What the task asks: The entire listing is to be repeated verbatim.

Data segment:
[START]
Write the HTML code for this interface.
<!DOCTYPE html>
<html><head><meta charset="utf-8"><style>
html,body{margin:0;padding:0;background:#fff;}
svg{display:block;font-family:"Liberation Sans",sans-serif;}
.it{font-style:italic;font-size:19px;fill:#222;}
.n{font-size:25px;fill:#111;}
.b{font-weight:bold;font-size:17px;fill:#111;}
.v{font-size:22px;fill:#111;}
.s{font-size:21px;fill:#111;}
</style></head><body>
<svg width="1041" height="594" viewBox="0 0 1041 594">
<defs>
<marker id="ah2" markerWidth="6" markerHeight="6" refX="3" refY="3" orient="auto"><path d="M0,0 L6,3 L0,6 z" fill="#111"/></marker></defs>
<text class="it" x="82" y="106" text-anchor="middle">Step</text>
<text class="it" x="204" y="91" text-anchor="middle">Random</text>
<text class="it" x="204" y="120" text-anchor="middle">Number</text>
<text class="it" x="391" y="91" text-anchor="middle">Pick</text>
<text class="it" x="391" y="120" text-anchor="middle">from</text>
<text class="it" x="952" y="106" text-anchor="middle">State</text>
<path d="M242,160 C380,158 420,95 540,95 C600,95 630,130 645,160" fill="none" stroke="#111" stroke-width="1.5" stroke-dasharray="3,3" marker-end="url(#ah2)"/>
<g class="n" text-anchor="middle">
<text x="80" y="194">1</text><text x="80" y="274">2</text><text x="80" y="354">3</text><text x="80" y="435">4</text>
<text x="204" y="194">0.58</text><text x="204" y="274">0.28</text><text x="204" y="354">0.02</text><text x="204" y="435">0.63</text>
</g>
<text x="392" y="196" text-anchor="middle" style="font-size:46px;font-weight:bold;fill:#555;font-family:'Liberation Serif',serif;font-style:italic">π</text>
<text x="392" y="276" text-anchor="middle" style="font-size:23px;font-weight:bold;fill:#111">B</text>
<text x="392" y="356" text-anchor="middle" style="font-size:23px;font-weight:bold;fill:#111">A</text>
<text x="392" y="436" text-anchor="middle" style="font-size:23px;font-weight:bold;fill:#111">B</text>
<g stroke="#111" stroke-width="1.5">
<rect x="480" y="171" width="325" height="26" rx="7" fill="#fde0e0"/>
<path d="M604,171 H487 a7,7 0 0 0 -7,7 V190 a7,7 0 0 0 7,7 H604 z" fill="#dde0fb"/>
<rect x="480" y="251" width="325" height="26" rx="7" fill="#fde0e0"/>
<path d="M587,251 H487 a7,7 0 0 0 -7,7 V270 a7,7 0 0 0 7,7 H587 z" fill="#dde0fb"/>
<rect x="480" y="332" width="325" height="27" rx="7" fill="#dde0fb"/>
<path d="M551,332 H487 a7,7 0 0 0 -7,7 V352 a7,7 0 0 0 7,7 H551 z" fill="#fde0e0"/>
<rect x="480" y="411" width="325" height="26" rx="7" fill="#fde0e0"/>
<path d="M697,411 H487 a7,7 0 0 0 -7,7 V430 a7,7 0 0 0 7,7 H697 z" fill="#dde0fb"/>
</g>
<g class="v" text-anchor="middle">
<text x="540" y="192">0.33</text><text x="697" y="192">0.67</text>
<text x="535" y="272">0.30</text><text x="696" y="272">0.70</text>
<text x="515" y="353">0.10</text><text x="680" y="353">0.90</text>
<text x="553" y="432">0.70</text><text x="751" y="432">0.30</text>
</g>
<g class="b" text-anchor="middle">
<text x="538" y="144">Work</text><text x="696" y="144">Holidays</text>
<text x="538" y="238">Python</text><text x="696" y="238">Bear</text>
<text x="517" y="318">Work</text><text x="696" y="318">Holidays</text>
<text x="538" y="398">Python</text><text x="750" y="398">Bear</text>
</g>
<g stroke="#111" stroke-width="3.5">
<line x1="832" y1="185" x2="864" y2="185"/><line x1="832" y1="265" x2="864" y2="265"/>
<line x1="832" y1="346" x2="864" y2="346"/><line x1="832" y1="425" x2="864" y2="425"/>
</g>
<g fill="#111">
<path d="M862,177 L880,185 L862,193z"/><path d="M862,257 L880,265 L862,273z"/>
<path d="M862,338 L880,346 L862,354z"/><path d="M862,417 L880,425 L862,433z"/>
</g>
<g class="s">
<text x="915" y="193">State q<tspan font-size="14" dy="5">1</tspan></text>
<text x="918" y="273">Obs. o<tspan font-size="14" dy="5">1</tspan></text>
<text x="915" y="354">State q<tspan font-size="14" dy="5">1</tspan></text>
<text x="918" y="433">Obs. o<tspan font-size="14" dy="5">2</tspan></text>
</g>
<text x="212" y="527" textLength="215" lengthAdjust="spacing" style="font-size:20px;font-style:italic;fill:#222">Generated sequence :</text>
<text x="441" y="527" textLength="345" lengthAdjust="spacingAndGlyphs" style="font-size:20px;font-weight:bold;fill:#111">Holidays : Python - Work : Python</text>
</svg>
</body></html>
[END]
Full answer:
Write the HTML code for this interface.
<!DOCTYPE html>
<html><head><meta charset="utf-8"><style>
html,body{margin:0;padding:0;background:#fff;}
svg{display:block;font-family:"Liberation Sans",sans-serif;}
.it{font-style:italic;font-size:19px;fill:#222;}
.n{font-size:25px;fill:#111;}
.b{font-weight:bold;font-size:17px;fill:#111;}
.v{font-size:22px;fill:#111;}
.s{font-size:21px;fill:#111;}
</style></head><body>
<svg width="1041" height="594" viewBox="0 0 1041 594">
<defs>
<marker id="ah2" markerWidth="6" markerHeight="6" refX="3" refY="3" orient="auto"><path d="M0,0 L6,3 L0,6 z" fill="#111"/></marker></defs>
<text class="it" x="82" y="106" text-anchor="middle">Step</text>
<text class="it" x="204" y="91" text-anchor="middle">Random</text>
<text class="it" x="204" y="120" text-anchor="middle">Number</text>
<text class="it" x="391" y="91" text-anchor="middle">Pick</text>
<text class="it" x="391" y="120" text-anchor="middle">from</text>
<text class="it" x="952" y="106" text-anchor="middle">State</text>
<path d="M242,160 C380,158 420,95 540,95 C600,95 630,130 645,160" fill="none" stroke="#111" stroke-width="1.5" stroke-dasharray="3,3" marker-end="url(#ah2)"/>
<g class="n" text-anchor="middle">
<text x="80" y="194">1</text><text x="80" y="274">2</text><text x="80" y="354">3</text><text x="80" y="435">4</text>
<text x="204" y="194">0.58</text><text x="204" y="274">0.28</text><text x="204" y="354">0.02</text><text x="204" y="435">0.63</text>
</g>
<text x="392" y="196" text-anchor="middle" style="font-size:46px;font-weight:bold;fill:#555;font-family:'Liberation Serif',serif;font-style:italic">π</text>
<text x="392" y="276" text-anchor="middle" style="font-size:23px;font-weight:bold;fill:#111">B</text>
<text x="392" y="356" text-anchor="middle" style="font-size:23px;font-weight:bold;fill:#111">A</text>
<text x="392" y="436" text-anchor="middle" style="font-size:23px;font-weight:bold;fill:#111">B</text>
<g stroke="#111" stroke-width="1.5">
<rect x="480" y="171" width="325" height="26" rx="7" fill="#fde0e0"/>
<path d="M604,171 H487 a7,7 0 0 0 -7,7 V190 a7,7 0 0 0 7,7 H604 z" fill="#dde0fb"/>
<rect x="480" y="251" width="325" height="26" rx="7" fill="#fde0e0"/>
<path d="M587,251 H487 a7,7 0 0 0 -7,7 V270 a7,7 0 0 0 7,7 H587 z" fill="#dde0fb"/>
<rect x="480" y="332" width="325" height="27" rx="7" fill="#dde0fb"/>
<path d="M551,332 H487 a7,7 0 0 0 -7,7 V352 a7,7 0 0 0 7,7 H551 z" fill="#fde0e0"/>
<rect x="480" y="411" width="325" height="26" rx="7" fill="#fde0e0"/>
<path d="M697,411 H487 a7,7 0 0 0 -7,7 V430 a7,7 0 0 0 7,7 H697 z" fill="#dde0fb"/>
</g>
<g class="v" text-anchor="middle">
<text x="540" y="192">0.33</text><text x="697" y="192">0.67</text>
<text x="535" y="272">0.30</text><text x="696" y="272">0.70</text>
<text x="515" y="353">0.10</text><text x="680" y="353">0.90</text>
<text x="553" y="432">0.70</text><text x="751" y="432">0.30</text>
</g>
<g class="b" text-anchor="middle">
<text x="538" y="144">Work</text><text x="696" y="144">Holidays</text>
<text x="538" y="238">Python</text><text x="696" y="238">Bear</text>
<text x="517" y="318">Work</text><text x="696" y="318">Holidays</text>
<text x="538" y="398">Python</text><text x="750" y="398">Bear</text>
</g>
<g stroke="#111" stroke-width="3.5">
<line x1="832" y1="185" x2="864" y2="185"/><line x1="832" y1="265" x2="864" y2="265"/>
<line x1="832" y1="346" x2="864" y2="346"/><line x1="832" y1="425" x2="864" y2="425"/>
</g>
<g fill="#111">
<path d="M862,177 L880,185 L862,193z"/><path d="M862,257 L880,265 L862,273z"/>
<path d="M862,338 L880,346 L862,354z"/><path d="M862,417 L880,425 L862,433z"/>
</g>
<g class="s">
<text x="915" y="193">State q<tspan font-size="14" dy="5">1</tspan></text>
<text x="918" y="273">Obs. o<tspan font-size="14" dy="5">1</tspan></text>
<text x="915" y="354">State q<tspan font-size="14" dy="5">1</tspan></text>
<text x="918" y="433">Obs. o<tspan font-size="14" dy="5">2</tspan></text>
</g>
<text x="212" y="527" textLength="215" lengthAdjust="spacing" style="font-size:20px;font-style:italic;fill:#222">Generated sequence :</text>
<text x="441" y="527" textLength="345" lengthAdjust="spacingAndGlyphs" style="font-size:20px;font-weight:bold;fill:#111">Holidays : Python - Work : Python</text>
</svg>
</body></html>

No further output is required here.